In 1904, Julia Morgan became the first woman licensed to practice architecture in California. A successful and prolific architect during the first half of the twentieth century, Morgan was born in San Francisco in 1872 and educated at the University of California at Berkeley and L'École des Beaux-Arts in Paris.
Her trailblazing career helped open the field of architecture to women in the United States. Today she is perhaps best known for the design and construction of publisher W.R. Hearst's legendary California coastal estate.
She built a remarkably diverse practice, designing at least 700 buildings that are prized by owners and are now being rediscovered by architectural historians including the Berkeley City Club pictured right. At least one-third of her commissions came from women's colleges and organizations that took a feminist pride in her success. Morgan was also an influential member of the Arts and Crafts movement in the Bay Area, one of the few born in California. Biographer Sara Holmes Boutelle wrote: "Her preoccupation with light, with the relationship of a structure to its site, with flexibility of plan … and with the use of color and decoration make her work relevant to contemporary designers."
Morgan ran her office in the atelier style she had learned at the Beaux-Arts, creating a learning environment for all who worked there.

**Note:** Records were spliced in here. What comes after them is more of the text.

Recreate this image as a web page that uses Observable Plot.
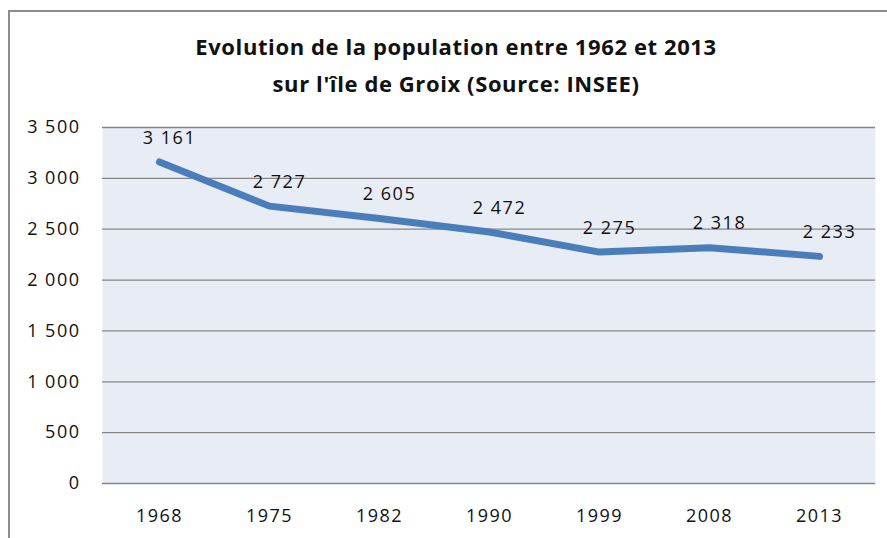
<!DOCTYPE html>
<html>
<head>
<meta charset="utf-8">
<script src="https://cdn.jsdelivr.net/npm/d3@7"></script>
<script src="https://cdn.jsdelivr.net/npm/@observablehq/plot@0.6"></script>
<style>
  html, body { margin: 0; padding: 0; background: #fff; }
  #wrap { position: relative; width: 887px; height: 538px; overflow: hidden; }
  #border { position: absolute; left: 8px; top: 10px; width: 900px; height: 600px;
            border-left: 2px solid #8c8c8c; border-top: 2px solid #8c8c8c; pointer-events: none; }
  svg { font-family: "Open Sans", sans-serif; }
  .num text, text.num { letter-spacing: 1.5px; }
  .ttl text, text.ttl { letter-spacing: 0.6px; }
</style>
</head>
<body>
<div id="wrap"><div id="border"></div></div>
<script>
const years = ["1968", "1975", "1982", "1990", "1999", "2008", "2013"];
const population = [3161, 2727, 2605, 2472, 2275, 2318, 2233];
const yTicks = [0, 500, 1000, 1500, 2000, 2500, 3000, 3500];
const titleLines = ["Evolution de la population entre 1962 et 2013", "sur l'île de Groix (Source: INSEE)"];

const data = years.map((y, i) => ({year: y, pop: population[i]}));
const fmtLabel = v => d3.format(",")(v).replace(/,/g, " ");

const chart = Plot.plot({
  width: 887,
  height: 538,
  marginLeft: 102,
  marginRight: 12,
  marginTop: 127,
  marginBottom: 55,
  style: {fontFamily: "'Open Sans', sans-serif", fontSize: "18px", color: "#111", background: "transparent"},
  x: {type: "point", domain: years, padding: 0.5, label: null},
  y: {domain: [0, 3500], label: null},
  marks: [
    Plot.frame({fill: "#e7ecf5", stroke: null}),
    Plot.gridY(yTicks, {stroke: "#868686", strokeOpacity: 1, strokeWidth: 1.3}),
    Plot.axisY(yTicks, {tickSize: 0, tickPadding: 22, tickFormat: fmtLabel, fontSize: 18, fill: "#111", className: "num", label: null}),
    Plot.axisX(years, {tickSize: 0, tickPadding: 26, fontSize: 18, fill: "#111", className: "num", label: null}),
    Plot.line(data, {x: "year", y: "pop", stroke: "#4a7ebb", strokeWidth: 7, strokeLinecap: "round", strokeLinejoin: "round"}),
    Plot.text(data, {x: "year", y: "pop", text: d => fmtLabel(d.pop), dx: 10, dy: -24, fontSize: 18, fill: "#111", className: "num"}),
    Plot.text([titleLines[0]], {frameAnchor: "top", lineAnchor: "middle", dx: -33, dy: -80, fontSize: 22, fontWeight: "bold", fill: "#111", className: "ttl"}),
    Plot.text([titleLines[1]], {frameAnchor: "top", lineAnchor: "middle", dx: -33, dy: -43, fontSize: 22, fontWeight: "bold", fill: "#111", className: "ttl"})
  ]
});
document.getElementById("wrap").prepend(chart);
</script>
</body>
</html>
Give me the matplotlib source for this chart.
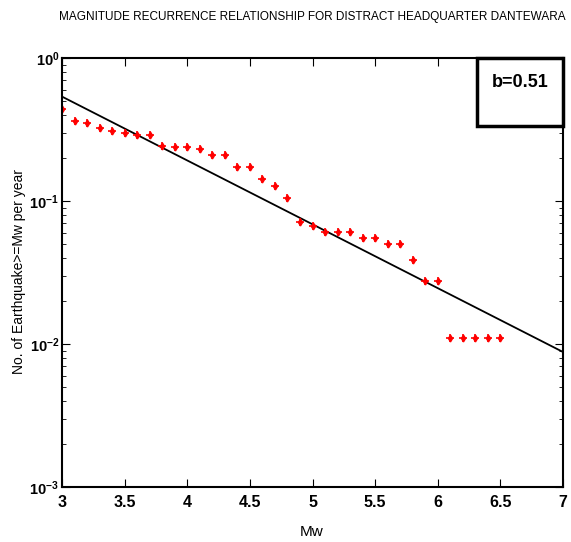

Boutelle wrote: "Her generosity of spirit, as evidenced by the profit-sharing in the office and her support of her staff … make her come alive as a person dedicated to her associates and to the practice of architecture."
In 1951, she retired, closing her office in the Merchant's Exchange Building in San Francisco and preserving documentary evidence of her long and distinguished career. Julia Morgan died in San Francisco at the age of 85.